**What you will do**: Scan the listing below and copy every line holding "draw".

**Recorded data**:
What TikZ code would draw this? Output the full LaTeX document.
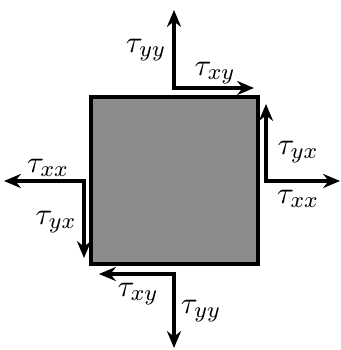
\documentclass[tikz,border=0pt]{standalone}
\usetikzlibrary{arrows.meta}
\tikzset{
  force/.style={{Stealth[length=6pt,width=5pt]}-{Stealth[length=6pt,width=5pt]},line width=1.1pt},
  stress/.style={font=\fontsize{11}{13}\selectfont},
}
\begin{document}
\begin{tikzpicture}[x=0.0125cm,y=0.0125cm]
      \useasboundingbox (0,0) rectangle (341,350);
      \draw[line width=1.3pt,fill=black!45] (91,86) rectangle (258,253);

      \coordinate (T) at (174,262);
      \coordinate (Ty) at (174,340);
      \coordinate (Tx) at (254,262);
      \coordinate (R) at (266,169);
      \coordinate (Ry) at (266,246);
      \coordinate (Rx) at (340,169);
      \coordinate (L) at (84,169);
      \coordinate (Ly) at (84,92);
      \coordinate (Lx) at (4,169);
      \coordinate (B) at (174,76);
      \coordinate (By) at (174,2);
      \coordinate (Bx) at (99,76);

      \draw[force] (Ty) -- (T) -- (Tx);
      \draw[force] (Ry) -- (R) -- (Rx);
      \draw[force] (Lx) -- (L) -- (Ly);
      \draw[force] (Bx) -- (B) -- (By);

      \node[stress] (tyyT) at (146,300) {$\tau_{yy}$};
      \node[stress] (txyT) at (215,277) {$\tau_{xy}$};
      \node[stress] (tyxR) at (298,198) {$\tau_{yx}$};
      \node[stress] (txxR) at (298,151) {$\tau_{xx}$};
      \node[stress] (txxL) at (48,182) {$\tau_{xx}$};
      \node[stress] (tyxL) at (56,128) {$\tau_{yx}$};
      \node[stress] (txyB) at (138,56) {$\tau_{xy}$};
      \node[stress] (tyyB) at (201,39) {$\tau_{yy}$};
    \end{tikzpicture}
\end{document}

**Result for this task**:
What TikZ code would draw this? Output the full LaTeX document.
      \draw[line width=1.3pt,fill=black!45] (91,86) rectangle (258,253);
      \draw[force] (Ty) -- (T) -- (Tx);
      \draw[force] (Ry) -- (R) -- (Rx);
      \draw[force] (Lx) -- (L) -- (Ly);
      \draw[force] (Bx) -- (B) -- (By);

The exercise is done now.